Через три недели его выпустили. Очень помог Тилиус, походатайствовав за него через своих коллег в университете имени Гумбольдта. Лотара доставили в машине к Бранденбургским воротам, где его встретил Тилиус, которого заранее известили. День был дождливый и прохладный. При этой встрече Тилиус показал себя с лучшей стороны — не было всех этих его деканских замашек, не было искусной велеречивости, он вел себя сдержанно, говорил мало и явно искренне сочувствовал горю Лотара. Когда они сидели в такси, он сказал:
— Прокурор перешлет бумаги на Запад. Вам придется еще выдержать процесс по обвинению в преступной халатности, приведшей к смертельному исходу… Но дело почти наверняка кончится условным осуждением, — добавил он.

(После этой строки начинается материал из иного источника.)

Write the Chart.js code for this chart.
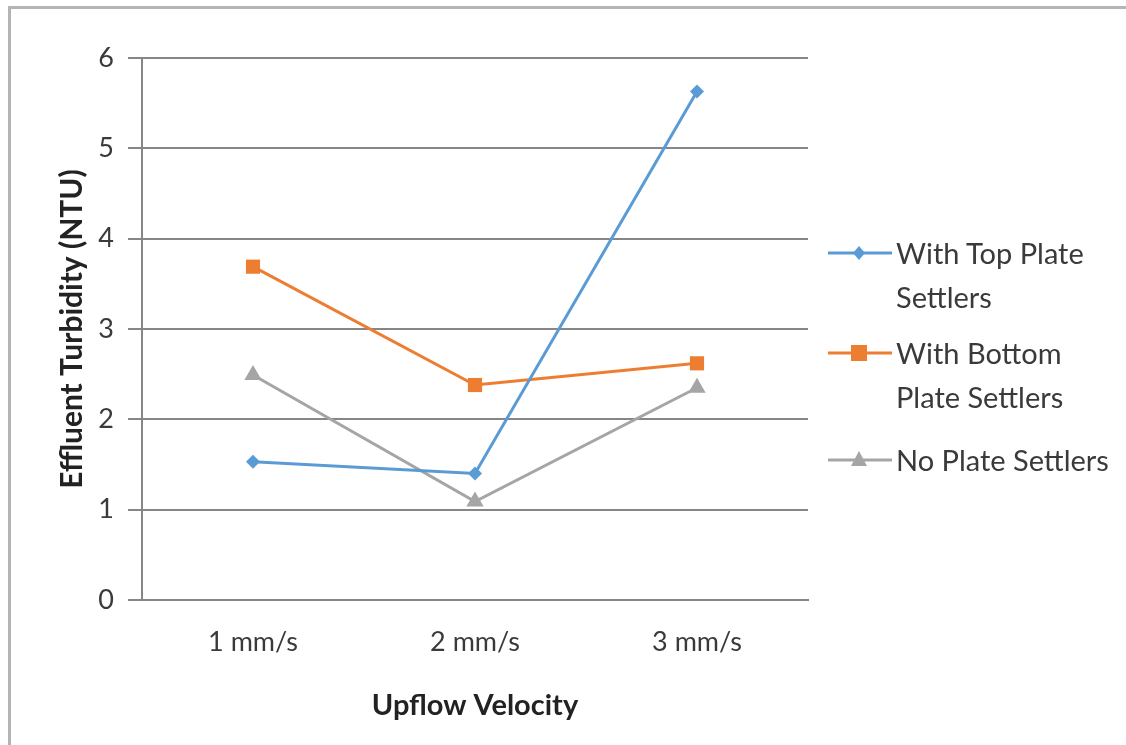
<!DOCTYPE html>
<html>
<head>
<meta charset="utf-8">
<script src="https://cdn.jsdelivr.net/npm/chart.js@4"></script>
<style>
  html, body { margin: 0; padding: 0; background: #fff; }
  #wrap { position: relative; width: 1126px; height: 745px; overflow: hidden; }
  #frame { position: absolute; left: 8px; top: 6px; right: -4px; bottom: -4px;
           border-top: 3px solid #b4b4b4; border-left: 3px solid #b4b4b4; }
  canvas { position: absolute; left: 0; top: 0; }
  #legend { position: absolute; left: 828px; top: 0; font-family: Lato, sans-serif;
            font-size: 29px; color: #3a3a3a; line-height: 44px; }
  .item { position: absolute; left: 0; white-space: nowrap; }
  .item svg { position: absolute; left: 0; }
  .item span { position: absolute; left: 68px; }
</style>
</head>
<body>
<div id="wrap">
  <div id="frame"></div>
  <canvas id="chart" width="1126" height="745"></canvas>
  <div id="legend"></div>
</div>
<script>
const categories = ['1 mm/s', '2 mm/s', '3 mm/s'];
const topPlate = [1.53, 1.40, 5.63];
const bottomPlate = [3.69, 2.38, 2.62];
const noPlate = [2.49, 1.09, 2.35];
const yTicks = [0, 1, 2, 3, 4, 5, 6];

const BLUE = '#5B9BD5', ORANGE = '#ED7D31', GRAY = '#A5A5A5';
const AXIS = '#868686';
const TEXT = '#3a3a3a';

const series = [
  { label: ['With Top Plate', 'Settlers'], data: topPlate, color: BLUE, style: 'rectRot', radius: 7 },
  { label: ['With Bottom', 'Plate Settlers'], data: bottomPlate, color: ORANGE, style: 'rect', radius: 10 },
  { label: ['No Plate Settlers'], data: noPlate, color: GRAY, style: 'triangle', radius: 10 }
];

new Chart(document.getElementById('chart'), {
  type: 'line',
  data: {
    labels: categories,
    datasets: series.map(s => ({
      label: s.label.join(' '),
      data: s.data,
      borderColor: s.color,
      backgroundColor: s.color,
      borderWidth: 3,
      pointStyle: s.style,
      pointRadius: s.radius,
      pointBorderWidth: 0,
      tension: 0
    }))
  },
  options: {
    responsive: false,
    animation: false,
    layout: { padding: { left: 54, top: 58, right: 318, bottom: 22 } },
    plugins: { legend: { display: false }, tooltip: { enabled: false } },
    scales: {
      x: {
        offset: true,
        grid: { display: false, drawTicks: false },
        border: { display: true, color: AXIS, width: 2 },
        ticks: { color: TEXT, padding: 26, font: { family: 'Lato', size: 27 } },
        title: { display: true, text: 'Upflow Velocity', color: '#222',
                 font: { family: 'Lato', size: 29, weight: 'bold' }, padding: 0 },
        afterFit: scale => { scale.height = 745 - 600 - 22; }
      },
      y: {
        min: 0, max: 6,
        afterBuildTicks: scale => { scale.ticks = yTicks.map(v => ({ value: v })); },
        grid: { color: AXIS, lineWidth: 2, tickLength: 14 },
        border: { display: true, color: AXIS, width: 2 },
        ticks: { color: TEXT, padding: 14, font: { family: 'Lato', size: 27 } },
        title: { display: true, text: 'Effluent Turbidity (NTU)', color: '#222',
                 font: { family: 'Lato', size: 30, weight: 'bold' }, padding: 0 },
        afterFit: scale => { scale.width = 142 - 54; }
      }
    }
  }
});

// legend drawn as html so the two-line labels wrap like the original
const legendTops = [231, 331, 438];
const legend = document.getElementById('legend');
series.forEach((s, i) => {
  const item = document.createElement('div');
  item.className = 'item';
  item.style.top = legendTops[i] + 'px';
  let marker;
  if (s.style === 'rectRot') marker = '<polygon points="31,15 37,22 31,29 25,22" fill="' + s.color + '"/>';
  else if (s.style === 'rect') marker = '<rect x="23" y="14" width="16" height="16" fill="' + s.color + '"/>';
  else marker = '<polygon points="31,13 39,28 23,28" fill="' + s.color + '"/>';
  item.innerHTML = '<svg width="64" height="44"><line x1="0" y1="22" x2="64" y2="22" stroke="' + s.color +
    '" stroke-width="3"/>' + marker + '</svg><span>' + s.label.join('<br>') + '</span>';
  legend.appendChild(item);
});
</script>
</body>
</html>
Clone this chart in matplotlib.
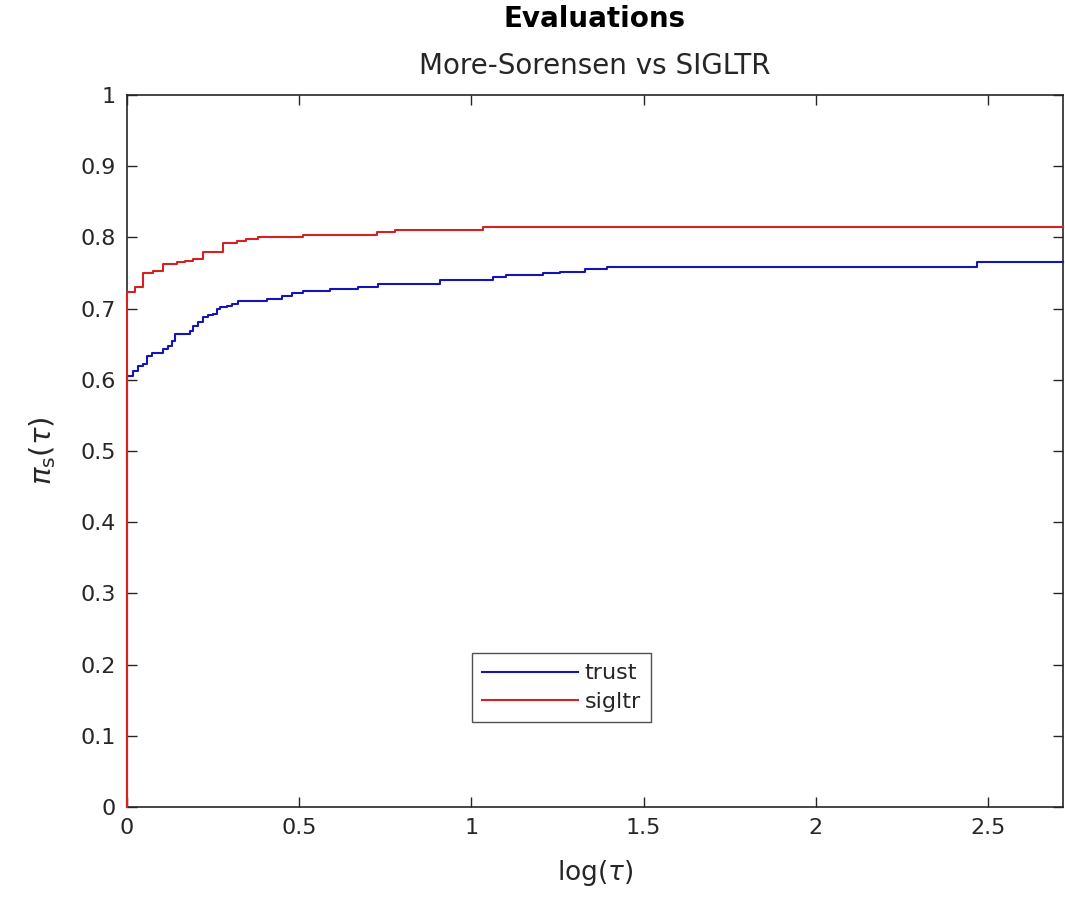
import matplotlib
matplotlib.use('Agg')
import matplotlib.pyplot as plt

# performance profile data (log(tau), fraction of problems)
trust_x = [0, 0, 0.018, 0.033, 0.047, 0.057, 0.072, 0.105, 0.120, 0.130, 0.139,
           0.183, 0.193, 0.207, 0.222, 0.236, 0.251, 0.260, 0.270, 0.289, 0.304,
           0.323, 0.406, 0.449, 0.478, 0.512, 0.589, 0.672, 0.730, 0.909, 1.064,
           1.102, 1.209, 1.257, 1.330, 1.393, 2.467, 2.718]
trust_y = [0, 0.606, 0.613, 0.620, 0.622, 0.634, 0.638, 0.643, 0.648, 0.655, 0.664,
           0.669, 0.676, 0.681, 0.688, 0.691, 0.693, 0.699, 0.702, 0.704, 0.706,
           0.710, 0.713, 0.718, 0.722, 0.725, 0.728, 0.731, 0.734, 0.740, 0.744,
           0.747, 0.750, 0.752, 0.755, 0.759, 0.765, 0.765]

sigltr_x = [0, 0, 0.023, 0.047, 0.076, 0.105, 0.144, 0.168, 0.193, 0.222, 0.280,
            0.318, 0.347, 0.381, 0.512, 0.725, 0.778, 1.033, 2.718]
sigltr_y = [0, 0.724, 0.730, 0.750, 0.753, 0.762, 0.765, 0.767, 0.770, 0.780, 0.792,
            0.795, 0.798, 0.801, 0.804, 0.807, 0.810, 0.814, 0.814]

x_ticks = [0, 0.5, 1, 1.5, 2, 2.5]
y_ticks = [0, 0.1, 0.2, 0.3, 0.4, 0.5, 0.6, 0.7, 0.8, 0.9, 1]

axis_col = '#262626'

fig = plt.figure(figsize=(10.65, 9.01), dpi=100)
ax = fig.add_axes([127 / 1065, 94 / 901, 936 / 1065, 712 / 901])

# lines drawn over the spines, like the matlab figure
ax.plot(trust_x, trust_y, drawstyle='steps-post', color='#1515b5', lw=1.5,
        label='trust', zorder=3, clip_on=False)
ax.plot(sigltr_x, sigltr_y, drawstyle='steps-post', color='#d42222', lw=1.5,
        label='sigltr', zorder=3, clip_on=False)

ax.set_xlim(0, 2.718)
ax.set_ylim(0, 1)
ax.set_xticks(x_ticks)
ax.set_xticklabels(['0', '0.5', '1', '1.5', '2', '2.5'])
ax.set_yticks(y_ticks)
ax.set_yticklabels(['0', '0.1', '0.2', '0.3', '0.4', '0.5', '0.6', '0.7', '0.8', '0.9', '1'])
ax.tick_params(direction='in', top=True, right=True, length=7, width=1,
               labelsize=16, colors=axis_col, pad=8)
for s in ax.spines.values():
    s.set_color(axis_col)
    s.set_linewidth(1.2)
    s.set_zorder(2)

ax.set_xlabel(r'log($\tau$)', fontsize=19, color=axis_col, labelpad=14)
ax.set_ylabel(r'$\pi_{\rm s}(\tau)$', fontsize=21, color=axis_col, labelpad=16)

fig.text(595 / 1065, 1 - 19 / 901, 'Evaluations', ha='center', va='center',
         fontsize=20, fontweight='bold', color='black')
fig.text(595 / 1065, 1 - 66 / 901, 'More-Sorensen vs SIGLTR', ha='center', va='center',
         fontsize=20, color=axis_col)

leg = ax.legend(loc='lower left', bbox_to_anchor=(0.369, 0.119), fontsize=16,
                handlelength=4.3, frameon=True, fancybox=False, borderpad=0.45,
                labelspacing=0.4, handletextpad=0.3, borderaxespad=0)
leg.get_frame().set_edgecolor(axis_col)
leg.get_frame().set_linewidth(1.0)
for t in leg.get_texts():
    t.set_color(axis_col)

fig.savefig('out.png', dpi=100)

Лотар попросил высадить его у вокзала Цоо. Прежде чем он вышел из такси, Тилиус сказал:
— Неужели не можете бросить пить, Витте?!
Он сказал это по-дружески, просто, как мужчина мужчине.
На вокзале Лотар посмотрел расписание межзональных поездов. Он решил утром следующего дня уехать на Запад. Потом зашел к какому-то маклеру и поручил ему заняться продажей дома во Фронау. Дом не был заложен, и маклер наобещал за него кучу денег. Лотар прикинул, что эти деньги позволят ему на несколько лет оставить преподавание в университете и посвятить все время работе над книгой об Амори де Бене. Он отправился побродить по Курфюрстендамм и в конце концов завернул в «Бристоль». Терраса там отапливалась инфракрасными обогревателями. Лотар сидел под тентом в плетеном кресле с мягкой обивкой и рассеянно глядел на улицу. Было прохладно, блестевший под дождем бульвар пестрел дамскими зонтиками. После трех недель в тюрьме без капли спиртного Лотар еле дождался, когда принесут заказанные им две рюмки коньяку. Он выпил их с наслаждением, но больше заказывать не стал. Потом поднялся и ушел, чтобы снять номер в отеле на ночь.